Directive.
Your task is to retype, word for word, the lines from the start of the data through the line holding "36000, 31750, 33990, 30790, 30230];". Do not include the pictures.
begin Data provided
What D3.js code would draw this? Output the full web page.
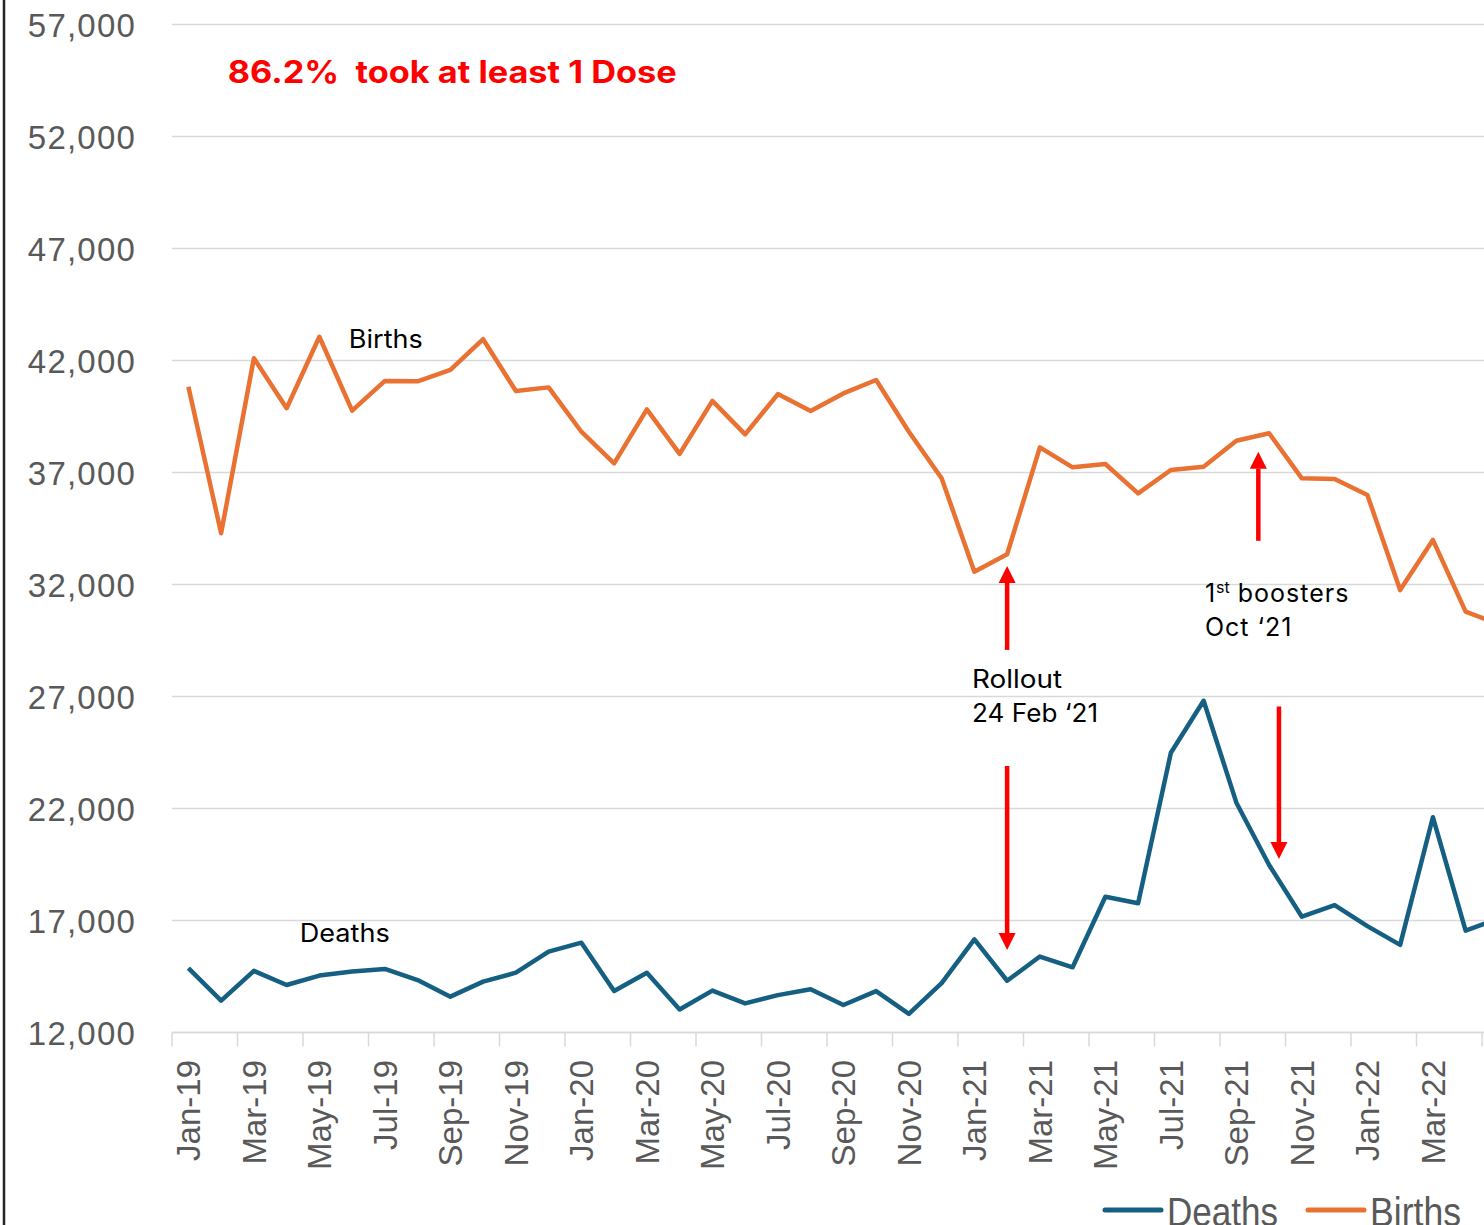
<!DOCTYPE html>
<html>
<head>
<meta charset="utf-8">
<script src="https://cdn.jsdelivr.net/npm/d3@7"></script>
<style>
  body { margin: 0; background: #fff; }
  svg { display: block; }
  .axis text { fill: #595959; font-family: "Liberation Sans", Arial, sans-serif; font-size: 33px; }
  .note { font-family: Inter, "Open Sans", sans-serif; fill: #000; }
</style>
</head>
<body>
<div id="chart"></div>
<script>
// monthly series, Jan-19 .. May-22
var months = ['Jan-19','Feb-19','Mar-19','Apr-19','May-19','Jun-19','Jul-19','Aug-19','Sep-19','Oct-19','Nov-19','Dec-19',
              'Jan-20','Feb-20','Mar-20','Apr-20','May-20','Jun-20','Jul-20','Aug-20','Sep-20','Oct-20','Nov-20','Dec-20',
              'Jan-21','Feb-21','Mar-21','Apr-21','May-21','Jun-21','Jul-21','Aug-21','Sep-21','Oct-21','Nov-21','Dec-21',
              'Jan-22','Feb-22','Mar-22','Apr-22','May-22'];

var births = [40830, 34290, 42100, 39870, 43060, 39760, 41090, 41070, 41580, 42950, 40640, 40800,
              38820, 37410, 39820, 37830, 40200, 38700, 40500, 39750, 40530, 41130, 38820, 36740,
              32570, 33350, 38120, 37230, 37380, 36070, 37110, 37260, 38420, 38750, 36740, 36710,
              36000, 31750, 33990, 30790, 30230];

var deaths = [14870, 13420, 14750, 14120, 14540, 14720, 14840, 14340, 13600, 14270, 14670, 15610,
              16010, 13850, 14670, 13030, 13870, 13300, 13670, 13930, 13230, 13850, 12830, 14200,
              16160, 14310, 15390, 14910, 18060, 17770, 24490, 26810, 22260, 19480, 17170, 17690,
              16750, 15910, 21610, 16550, 17090];

var yTicks = [12000, 17000, 22000, 27000, 32000, 37000, 42000, 47000, 52000, 57000];

var seriesNames = ['Deaths', 'Births'];
var seriesColors = ['#156082', '#E97132'];

// arrows: month index (fractional), from value -> tip value
var arrows = [
  {i: 25,    from: 29080, to: 32830},
  {i: 25,    from: 23900, to: 15680},
  {i: 32.67, from: 33950, to: 37930},
  {i: 33.3,  from: 26550, to: 19750}
];

var width = 1484, height = 1225;
var step = 32.75;
var left = 172;

var svg = d3.select('#chart').append('svg')
    .attr('width', width)
    .attr('height', height);

svg.append('rect').attr('width', width).attr('height', height).attr('fill', '#fff');

var x = d3.scaleBand()
    .domain(months)
    .range([left, left + months.length * step])
    .padding(0);

var y = d3.scaleLinear()
    .domain([12000, 57000])
    .range([1032.5, 24.5]);

function xc(m) { return x(m) + x.bandwidth() / 2; }
function xi(i) { return x(months[0]) + x.bandwidth() / 2 + i * step; }

// gridlines
svg.append('g').selectAll('line')
    .data(yTicks)
    .enter().append('line')
    .attr('x1', left).attr('x2', width)
    .attr('y1', function(d) { return y(d); })
    .attr('y2', function(d) { return y(d); })
    .attr('stroke', '#d9d9d9')
    .attr('stroke-width', 1.5);

// y axis labels
var yAxis = svg.append('g')
    .attr('class', 'axis')
    .attr('transform', 'translate(' + left + ',0)')
    .call(d3.axisLeft(y).tickValues(yTicks).tickFormat(d3.format(',')).tickSize(0).tickPadding(36));
yAxis.select('.domain').remove();
yAxis.selectAll('text').attr('dy', '0.36em').style('letter-spacing', '1.2px');

// x axis (labels every second month, only those inside the picture)
var xAxis = svg.append('g')
    .attr('class', 'axis')
    .attr('transform', 'translate(0,' + y(12000) + ')')
    .call(d3.axisBottom(x)
        .tickValues(months.filter(function(d, i) { return i % 2 === 0 && i < 40; }))
        .tickSize(14)
        .tickSizeOuter(0));
xAxis.select('.domain').attr('stroke', '#d9d9d9').attr('stroke-width', 1.5).attr('d', 'M' + left + ',0H' + width);
xAxis.selectAll('.tick line')
    .attr('x1', -step / 2).attr('x2', -step / 2)
    .attr('stroke', '#d9d9d9').attr('stroke-width', 1.5);
xAxis.selectAll('.tick text')
    .attr('transform', 'rotate(-90)')
    .attr('x', -27.5)
    .attr('y', 0)
    .attr('dy', '0.36em')
    .style('text-anchor', 'end');
// boundary tick at the right edge
xAxis.append('line')
    .attr('x1', xi(39.5)).attr('x2', xi(39.5))
    .attr('y1', 0).attr('y2', 14)
    .attr('stroke', '#d9d9d9').attr('stroke-width', 1.5);

// lines
var line = d3.line()
    .x(function(d, i) { return xc(months[i]); })
    .y(function(d) { return y(d); });

[deaths, births].forEach(function(s, k) {
  svg.append('path')
      .datum(s)
      .attr('fill', 'none')
      .attr('stroke', seriesColors[k])
      .attr('stroke-width', 4.5)
      .attr('stroke-linejoin', 'round')
      .attr('d', line);
});

// arrows
arrows.forEach(function(a) {
  var ax = xi(a.i), y0 = y(a.from), y1 = y(a.to);
  var dir = y1 < y0 ? 1 : -1;   // 1 = pointing up
  var head = 17, hw = 8.5;
  svg.append('line')
      .attr('x1', ax).attr('x2', ax)
      .attr('y1', y0).attr('y2', y1 + dir * head)
      .attr('stroke', '#ff0000')
      .attr('stroke-width', 4.5);
  svg.append('path')
      .attr('d', 'M' + ax + ',' + y1 + 'L' + (ax - hw) + ',' + (y1 + dir * head) + 'L' + (ax + hw) + ',' + (y1 + dir * head) + 'Z')
      .attr('fill', '#ff0000');
});

// left border
svg.append('line')
    .attr('x1', 4).attr('x2', 4).attr('y1', 0).attr('y2', height)
    .attr('stroke', '#262626').attr('stroke-width', 2.5);

// title note
svg.append('text')
    .attr('class', 'note')
    .attr('x', xi(1.2)).attr('y', y(54380))
    .style('fill', '#ff0000')
    .style('font-size', '31px')
    .style('font-weight', 'bold')
    .style('white-space', 'pre')
    .attr('textLength', 449)
    .attr('lengthAdjust', 'spacingAndGlyphs')
    .text('86.2%  took at least 1 Dose');

// series labels
svg.append('text').attr('class', 'note')
    .attr('x', xi(4.9)).attr('y', y(42560))
    .style('font-size', '25px')
    .attr('textLength', 74).attr('lengthAdjust', 'spacingAndGlyphs')
    .text('Births');
svg.append('text').attr('class', 'note')
    .attr('x', xi(3.4)).attr('y', y(16050))
    .style('font-size', '25px')
    .attr('textLength', 90).attr('lengthAdjust', 'spacingAndGlyphs')
    .text('Deaths');

// rollout note
var rl = svg.append('text').attr('class', 'note').style('font-size', '25px');
rl.append('tspan').attr('x', xi(23.93)).attr('y', y(27400)).attr('textLength', 90).attr('lengthAdjust', 'spacingAndGlyphs').text('Rollout');
rl.append('tspan').attr('x', xi(23.93)).attr('y', y(25860)).attr('textLength', 126).attr('lengthAdjust', 'spacingAndGlyphs').text('24 Feb \u201821');

// booster note
var bn = svg.append('text').attr('class', 'note').style('font-size', '25px')
    .style('letter-spacing', '1px')
    .attr('x', xi(31.04)).attr('y', y(31210));
bn.append('tspan').text('1');
bn.append('tspan').attr('dy', -9).style('font-size', '16px').style('letter-spacing', '0px').text('st');
bn.append('tspan').attr('dy', 9).text(' boosters');
svg.append('text').attr('class', 'note').style('font-size', '25px')
    .style('letter-spacing', '1px')
    .attr('x', xi(31.04)).attr('y', y(29680))
    .text('Oct \u201821');

// legend
var legX = [1105, 1308];
var legW = [111, 91];
seriesNames.forEach(function(n, k) {
  svg.append('line')
      .attr('x1', legX[k]).attr('x2', legX[k] + 56)
      .attr('y1', 1210).attr('y2', 1210)
      .attr('stroke', seriesColors[k])
      .attr('stroke-width', 5)
      .attr('stroke-linecap', 'round');
  svg.append('text')
      .attr('x', legX[k] + 62).attr('y', 1226)
      .style('font-family', '"Liberation Sans Narrow", "Liberation Sans", Arial, sans-serif')
      .style('font-size', '40px')
      .style('fill', '#595959')
      .attr('textLength', legW[k]).attr('lengthAdjust', 'spacingAndGlyphs')
      .text(n);
});
</script>
</body>
</html>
end Data provided
Complete answer.
What D3.js code would draw this? Output the full web page.
<!DOCTYPE html>
<html>
<head>
<meta charset="utf-8">
<script src="https://cdn.jsdelivr.net/npm/d3@7"></script>
<style>
  body { margin: 0; background: #fff; }
  svg { display: block; }
  .axis text { fill: #595959; font-family: "Liberation Sans", Arial, sans-serif; font-size: 33px; }
  .note { font-family: Inter, "Open Sans", sans-serif; fill: #000; }
</style>
</head>
<body>
<div id="chart"></div>
<script>
// monthly series, Jan-19 .. May-22
var months = ['Jan-19','Feb-19','Mar-19','Apr-19','May-19','Jun-19','Jul-19','Aug-19','Sep-19','Oct-19','Nov-19','Dec-19',
              'Jan-20','Feb-20','Mar-20','Apr-20','May-20','Jun-20','Jul-20','Aug-20','Sep-20','Oct-20','Nov-20','Dec-20',
              'Jan-21','Feb-21','Mar-21','Apr-21','May-21','Jun-21','Jul-21','Aug-21','Sep-21','Oct-21','Nov-21','Dec-21',
              'Jan-22','Feb-22','Mar-22','Apr-22','May-22'];

var births = [40830, 34290, 42100, 39870, 43060, 39760, 41090, 41070, 41580, 42950, 40640, 40800,
              38820, 37410, 39820, 37830, 40200, 38700, 40500, 39750, 40530, 41130, 38820, 36740,
              32570, 33350, 38120, 37230, 37380, 36070, 37110, 37260, 38420, 38750, 36740, 36710,
              36000, 31750, 33990, 30790, 30230];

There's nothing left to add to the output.